L’exposition d’une cinquantaine d’œuvres de Yan Pei-Ming déployées dans l’ensemble du musée des beaux-arts de Dijon témoigne de l’enracinement local de cet artiste. L’artiste dit «qu’il met en dialogue peinture historique et interprétations contemporaines afin de révéler la transcendance de l’énergie picturale. C’est aussi un hommage à ces grands artistes qui continuent de m’inspirer. Dans la salle des tombeaux des ducs de Bourgogne, un triple portrait de ma mère, profondément contemporain, dialoguera avec les atemporels Pleurants.»
Dans les salles, les peintures se répondent: September, 11th 2001 montre l’explosion de la première tour alors qu’un avion s’approche de la seconde ; en face un autoportrait, montre Yan Pei-Ming dans une attitude qui demande pardon au monde. Fukushima, 11mars 2011, qui saisit le moment d’après l’explosion, est encadrée de deux chiens qui hurlent. Femmes invisibles, femmes voilées dont on ne voit que les yeux sont exposées sous le regard mort de l’Oncle aveugle
A l’Autoportrait à quatre âges répond le bouquet de fleurs noires, hommage des vivants aux morts, tandis que dans la même salle, l’artiste rend hommage à deux amis récemment décédés, Fabian Stech, un ami peint comme un enfant et Xavier Douroux, un ami qui est peint dans la force de l’âge.
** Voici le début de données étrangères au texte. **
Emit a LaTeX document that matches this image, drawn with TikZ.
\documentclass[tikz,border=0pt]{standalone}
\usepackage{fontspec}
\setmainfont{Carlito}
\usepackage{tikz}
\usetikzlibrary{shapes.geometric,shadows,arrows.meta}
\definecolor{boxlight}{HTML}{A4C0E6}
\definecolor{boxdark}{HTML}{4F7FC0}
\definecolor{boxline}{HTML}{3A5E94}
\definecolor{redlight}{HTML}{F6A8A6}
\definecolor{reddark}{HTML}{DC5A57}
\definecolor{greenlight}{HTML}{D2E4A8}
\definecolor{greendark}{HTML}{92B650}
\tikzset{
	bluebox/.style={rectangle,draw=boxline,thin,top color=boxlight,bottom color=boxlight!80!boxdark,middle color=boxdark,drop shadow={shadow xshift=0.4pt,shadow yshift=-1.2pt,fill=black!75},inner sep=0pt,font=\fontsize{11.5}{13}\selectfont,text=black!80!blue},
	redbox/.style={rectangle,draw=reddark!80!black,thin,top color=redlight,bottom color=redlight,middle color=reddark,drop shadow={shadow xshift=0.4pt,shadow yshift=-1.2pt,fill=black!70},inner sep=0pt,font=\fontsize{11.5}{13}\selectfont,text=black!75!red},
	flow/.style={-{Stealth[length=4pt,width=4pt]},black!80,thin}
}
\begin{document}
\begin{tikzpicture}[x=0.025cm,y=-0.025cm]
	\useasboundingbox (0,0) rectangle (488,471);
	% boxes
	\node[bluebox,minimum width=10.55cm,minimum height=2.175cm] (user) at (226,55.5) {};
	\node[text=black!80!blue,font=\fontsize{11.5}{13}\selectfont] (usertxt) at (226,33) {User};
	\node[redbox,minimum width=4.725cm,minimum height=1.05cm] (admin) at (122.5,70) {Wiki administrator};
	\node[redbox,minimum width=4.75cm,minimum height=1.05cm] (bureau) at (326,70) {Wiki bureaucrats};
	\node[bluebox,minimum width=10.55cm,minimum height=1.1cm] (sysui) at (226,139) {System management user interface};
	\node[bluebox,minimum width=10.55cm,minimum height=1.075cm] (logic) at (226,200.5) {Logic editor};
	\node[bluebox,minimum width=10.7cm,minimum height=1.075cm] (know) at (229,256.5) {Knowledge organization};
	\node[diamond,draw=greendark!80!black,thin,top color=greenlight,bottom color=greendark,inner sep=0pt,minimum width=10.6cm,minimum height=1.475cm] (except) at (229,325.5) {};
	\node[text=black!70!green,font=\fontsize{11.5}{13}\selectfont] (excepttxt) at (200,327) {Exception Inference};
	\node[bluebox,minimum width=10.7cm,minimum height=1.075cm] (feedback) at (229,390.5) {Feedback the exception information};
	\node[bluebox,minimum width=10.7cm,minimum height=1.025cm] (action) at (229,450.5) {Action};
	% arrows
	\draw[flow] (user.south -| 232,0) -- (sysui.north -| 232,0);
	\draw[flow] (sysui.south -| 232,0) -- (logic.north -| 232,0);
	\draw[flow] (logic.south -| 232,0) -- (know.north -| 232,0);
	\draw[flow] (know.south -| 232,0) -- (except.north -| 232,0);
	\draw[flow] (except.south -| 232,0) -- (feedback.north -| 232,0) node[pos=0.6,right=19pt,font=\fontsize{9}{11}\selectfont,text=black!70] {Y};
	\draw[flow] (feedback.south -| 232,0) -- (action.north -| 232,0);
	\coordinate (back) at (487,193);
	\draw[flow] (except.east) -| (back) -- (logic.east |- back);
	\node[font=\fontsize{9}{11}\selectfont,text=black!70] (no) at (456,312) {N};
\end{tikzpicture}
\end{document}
Dans les salles de peintures du musée, il revisite l’œuvre des grands maîtres du passé. L’Exécution, après Goya rend hommage au maître, un des premiers à peindre des évènements contemporains. Tout en respectant le tableau el tres de mayo, Yan Pei-Ming intensifie l’horreur du moment par un intense éclairage et la couleur rouge prédominante. La vocation de Saint Matthieu et Le martyr de Saint Matthieu réinterprètent les toiles du Caravage dans une symphonie de gris, de noirs et de blancs qui en magnifie la dramaturgie.
Game of power (Jeu de pouvoir), une série de cinq portraits (Donald Trump, Bachar al-Assad, Vladimir Poutine, Kim Jong-un et Mohammed ben Salmane) fait face à deux grandes toiles No comment qui montrent les atrocités de la guerre: un charnier et un homme hurlant sa douleur. Cependant, derrière No comment, le mur est occupé par une grande toile, Pigeons, qui pourrait exprimer un certain espoir avec l’envol des oiseaux sur un ciel bleu tourmenté mais lumineux.
Tout un ensemble d’œuvres sur papier montre la virtuosité de l’artiste qui y maîtrise la technique de l’aquarelle occidentale. La série des Pleurants, référence aux sculpture des pleurants des tombeaux des ducs de Bourgogne, rend ceux-ci très présents et joue de manière magistrale avec la texture de l’albâtre. Cinq portraits, Ma mère, illustre le remarquable travail de l’aquarelliste qui sait utiliser le blanc du papier pour jouer avec la lumière sur les reliefs du visage.
Peintre d’histoire, portraitiste, peintre engagé, Yan Pei-Ming est un homme blessé qui continue à se battre.